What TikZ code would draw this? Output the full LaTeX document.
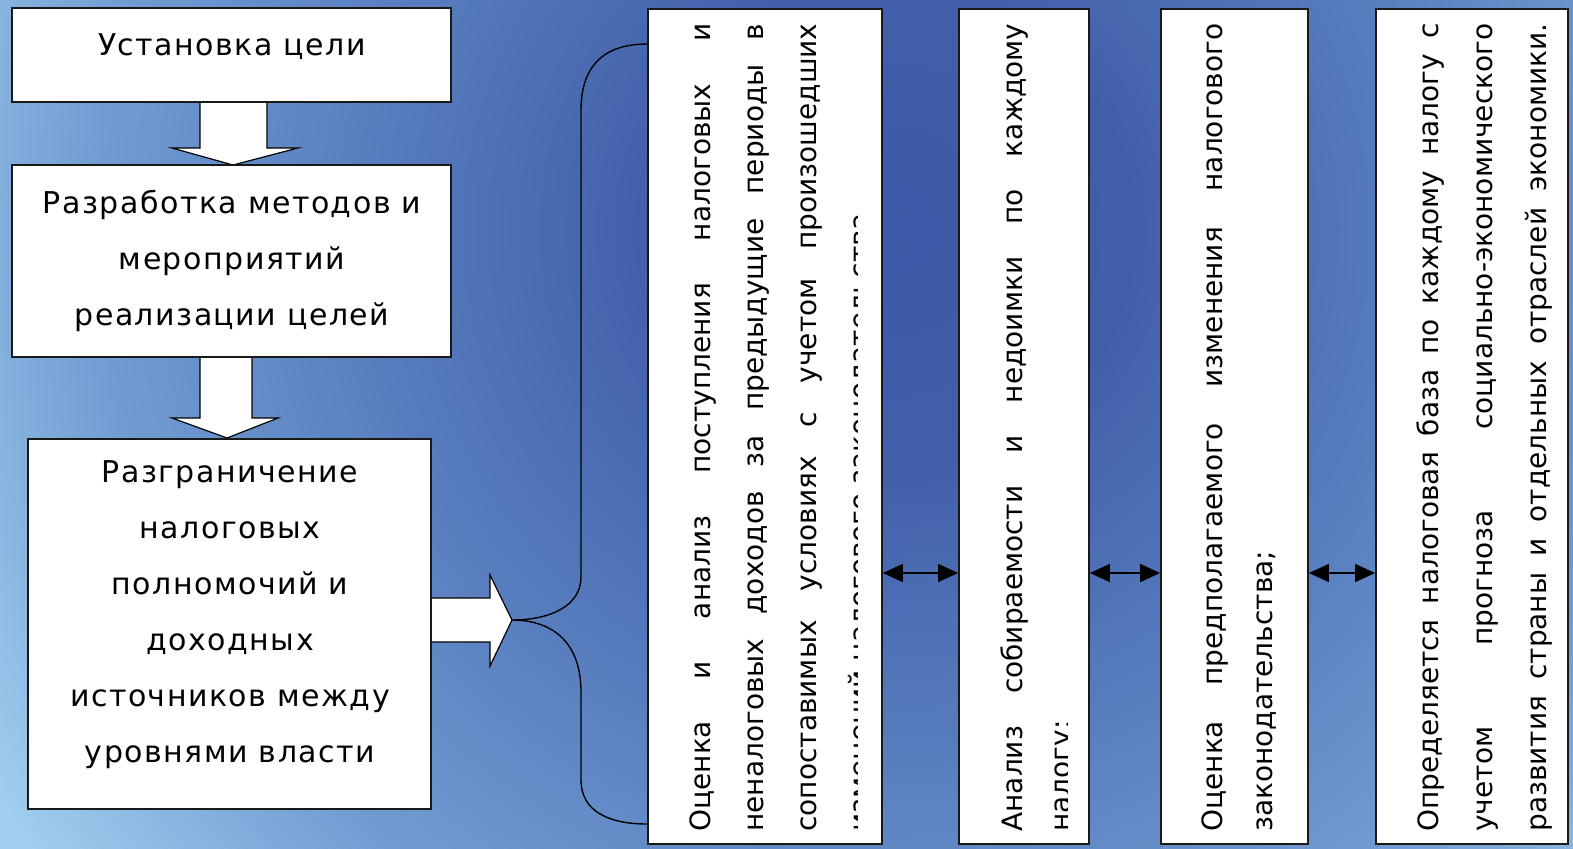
\documentclass[tikz,border=0pt]{standalone}
\usepackage{fontspec}
\setmainfont{DejaVu Sans}
\newfontfamily\lfont[LetterSpace=5]{DejaVu Sans}
\usetikzlibrary{arrows.meta,fit,calc}
\definecolor{bgA}{HTML}{3C58A6}
\definecolor{bgAA}{HTML}{4260AA}
\definecolor{bgB}{HTML}{5A80C0}
\definecolor{bgC}{HTML}{709CD2}
\definecolor{bgD}{HTML}{A0CEEE}
\pgfdeclareradialshading{bgshade}{\pgfpoint{0bp}{0bp}}{color(0bp)=(bgA); color(5.5bp)=(bgAA); color(12.5bp)=(bgB); color(18bp)=(bgC); color(24bp)=(bgD); color(50bp)=(bgD)}
\newcommand\jl[1]{\makebox[\linewidth][s]{#1}}
\begin{document}
\begin{tikzpicture}[x=0.5pt,y=-0.5pt,
  box/.style={draw=black!90, line width=0.9pt, fill=white, inner sep=0pt, rectangle},
  blk/.style={draw=black, line width=0.6pt, fill=white},
  brace/.style={draw=black, line width=0.7pt},
  dbl/.style={draw=black, line width=0.8pt, {Triangle[length=10pt,width=9pt]}-{Triangle[length=10pt,width=9pt]}},
  ltext/.style={inner sep=0pt, anchor=base},
  rtext/.style={inner sep=0pt, anchor=base west, rotate=90},
]
\useasboundingbox (0,0) rectangle (1573,848);
\begin{scope}
  \clip (0,0) rectangle (1573,848);
  \shade[shading=bgshade] (890,230) circle (1100);
\end{scope}

% block arrows
\draw[blk] (200,100) -- (200,148) -- (172,148) -- (233,165) -- (298,148) -- (267,148) -- (267,100) -- cycle;
\draw[blk] (200,356) -- (200,418) -- (172,418) -- (227,438) -- (278,418) -- (252,418) -- (252,356) -- cycle;
\draw[blk] (431,598) -- (490,598) -- (490,575) -- (512,620) -- (490,666) -- (490,642) -- (431,642) -- cycle;

% boxes
\node[box, fit={(12,8) (451,102)}] (b1) {};
\node[box, fit={(12,165) (451,357)}] (b2) {};
\node[box, fit={(28,439) (431,809)}] (b3) {};
\node[box, fit={(648,9) (882,844)}] (b4) {};
\node[box, fit={(959,9) (1089,844)}] (b5) {};
\node[box, fit={(1161,9) (1308,844)}] (b6) {};
\node[box, fit={(1376,9) (1568,844)}] (b7) {};

% left texts
\node[ltext] (t1) at (232,55) {\lfont\fontsize{15}{28}\selectfont Установка цели};
\node[ltext] (t2) at (232,213) {\parbox[t]{215pt}{\centering\lfont\fontsize{15}{28}\selectfont Разработка методов и\\мероприятий\\реализации целей}};
\node[ltext] (t3) at (230,482) {\parbox[t]{200pt}{\centering\lfont\fontsize{15}{28}\selectfont Разграничение\\налоговых\\полномочий и\\доходных\\источников между\\уровнями власти}};

% rotated texts
\begin{scope}
  \clip (648,9) rectangle (857,844);
  \node[rtext] (t4) at (710,832) {\parbox[t]{404pt}{\fontsize{14}{26.5}\selectfont
    \jl{Оценка и анализ поступления налоговых и}\\
    \jl{неналоговых доходов за предыдущие периоды в}\\
    \jl{сопоставимых условиях с учетом произошедших}\\
    изменений налогового законодательства}};
\end{scope}
\begin{scope}
  \clip (959,9) rectangle (1067,844);
  \node[rtext] (t5) at (1022,832) {\parbox[t]{404pt}{\fontsize{14}{24}\selectfont
    \jl{Анализ собираемости и недоимки по каждому}\\
    налогу;}};
\end{scope}
\node[rtext] (t6) at (1222,832) {\parbox[t]{404pt}{\fontsize{14}{25}\selectfont
    \jl{Оценка предполагаемого изменения налогового}\\
    законодательства;}};
\node[rtext] (t7) at (1438,832) {\parbox[t]{404pt}{\fontsize{14}{27.2}\selectfont
    \jl{Определяется налоговая база по каждому налогу с}\\
    \jl{учетом прогноза социально-экономического}\\
    \jl{развития страны и отдельных отраслей экономики.}}};

% brace
\coordinate (yA) at (0,44);
\coordinate (yB) at (0,824);
\coordinate (bt) at (512,620);
\draw[brace] (b4.west |- yA) .. controls (600,44) and (581,70) .. (581,110) -- (581,577)
  .. controls (581,606) and (550,620) .. (bt)
  .. controls (550,620) and (581,640) .. (581,692) -- (581,780)
  .. controls (581,812) and (610,824) .. (b4.west |- yB);

% double arrows
\coordinate (ay) at (0,573);
\draw[dbl] (b4.east |- ay) -- (b5.west |- ay);
\draw[dbl] (b5.east |- ay) -- (b6.west |- ay);
\draw[dbl] (b6.east |- ay) -- (b7.west |- ay);
\end{tikzpicture}
\end{document}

§ **STATED TASK**
Except for the pictures, reproduce every line exactly.

§ **SOLUTION BELOW**
What TikZ code would draw this? Output the full LaTeX document.
\documentclass[tikz,border=0pt]{standalone}
\usepackage{fontspec}
\setmainfont{DejaVu Sans}
\newfontfamily\lfont[LetterSpace=5]{DejaVu Sans}
\usetikzlibrary{arrows.meta,fit,calc}
\definecolor{bgA}{HTML}{3C58A6}
\definecolor{bgAA}{HTML}{4260AA}
\definecolor{bgB}{HTML}{5A80C0}
\definecolor{bgC}{HTML}{709CD2}
\definecolor{bgD}{HTML}{A0CEEE}
\pgfdeclareradialshading{bgshade}{\pgfpoint{0bp}{0bp}}{color(0bp)=(bgA); color(5.5bp)=(bgAA); color(12.5bp)=(bgB); color(18bp)=(bgC); color(24bp)=(bgD); color(50bp)=(bgD)}
\newcommand\jl[1]{\makebox[\linewidth][s]{#1}}
\begin{document}
\begin{tikzpicture}[x=0.5pt,y=-0.5pt,
  box/.style={draw=black!90, line width=0.9pt, fill=white, inner sep=0pt, rectangle},
  blk/.style={draw=black, line width=0.6pt, fill=white},
  brace/.style={draw=black, line width=0.7pt},
  dbl/.style={draw=black, line width=0.8pt, {Triangle[length=10pt,width=9pt]}-{Triangle[length=10pt,width=9pt]}},
  ltext/.style={inner sep=0pt, anchor=base},
  rtext/.style={inner sep=0pt, anchor=base west, rotate=90},
]
\useasboundingbox (0,0) rectangle (1573,848);
\begin{scope}
  \clip (0,0) rectangle (1573,848);
  \shade[shading=bgshade] (890,230) circle (1100);
\end{scope}

% block arrows
\draw[blk] (200,100) -- (200,148) -- (172,148) -- (233,165) -- (298,148) -- (267,148) -- (267,100) -- cycle;
\draw[blk] (200,356) -- (200,418) -- (172,418) -- (227,438) -- (278,418) -- (252,418) -- (252,356) -- cycle;
\draw[blk] (431,598) -- (490,598) -- (490,575) -- (512,620) -- (490,666) -- (490,642) -- (431,642) -- cycle;

% boxes
\node[box, fit={(12,8) (451,102)}] (b1) {};
\node[box, fit={(12,165) (451,357)}] (b2) {};
\node[box, fit={(28,439) (431,809)}] (b3) {};
\node[box, fit={(648,9) (882,844)}] (b4) {};
\node[box, fit={(959,9) (1089,844)}] (b5) {};
\node[box, fit={(1161,9) (1308,844)}] (b6) {};
\node[box, fit={(1376,9) (1568,844)}] (b7) {};

% left texts
\node[ltext] (t1) at (232,55) {\lfont\fontsize{15}{28}\selectfont Установка цели};
\node[ltext] (t2) at (232,213) {\parbox[t]{215pt}{\centering\lfont\fontsize{15}{28}\selectfont Разработка методов и\\мероприятий\\реализации целей}};
\node[ltext] (t3) at (230,482) {\parbox[t]{200pt}{\centering\lfont\fontsize{15}{28}\selectfont Разграничение\\налоговых\\полномочий и\\доходных\\источников между\\уровнями власти}};

% rotated texts
\begin{scope}
  \clip (648,9) rectangle (857,844);
  \node[rtext] (t4) at (710,832) {\parbox[t]{404pt}{\fontsize{14}{26.5}\selectfont
    \jl{Оценка и анализ поступления налоговых и}\\
    \jl{неналоговых доходов за предыдущие периоды в}\\
    \jl{сопоставимых условиях с учетом произошедших}\\
    изменений налогового законодательства}};
\end{scope}
\begin{scope}
  \clip (959,9) rectangle (1067,844);
  \node[rtext] (t5) at (1022,832) {\parbox[t]{404pt}{\fontsize{14}{24}\selectfont
    \jl{Анализ собираемости и недоимки по каждому}\\
    налогу;}};
\end{scope}
\node[rtext] (t6) at (1222,832) {\parbox[t]{404pt}{\fontsize{14}{25}\selectfont
    \jl{Оценка предполагаемого изменения налогового}\\
    законодательства;}};
\node[rtext] (t7) at (1438,832) {\parbox[t]{404pt}{\fontsize{14}{27.2}\selectfont
    \jl{Определяется налоговая база по каждому налогу с}\\
    \jl{учетом прогноза социально-экономического}\\
    \jl{развития страны и отдельных отраслей экономики.}}};

% brace
\coordinate (yA) at (0,44);
\coordinate (yB) at (0,824);
\coordinate (bt) at (512,620);
\draw[brace] (b4.west |- yA) .. controls (600,44) and (581,70) .. (581,110) -- (581,577)
  .. controls (581,606) and (550,620) .. (bt)
  .. controls (550,620) and (581,640) .. (581,692) -- (581,780)
  .. controls (581,812) and (610,824) .. (b4.west |- yB);

% double arrows
\coordinate (ay) at (0,573);
\draw[dbl] (b4.east |- ay) -- (b5.west |- ay);
\draw[dbl] (b5.east |- ay) -- (b6.west |- ay);
\draw[dbl] (b6.east |- ay) -- (b7.west |- ay);
\end{tikzpicture}
\end{document}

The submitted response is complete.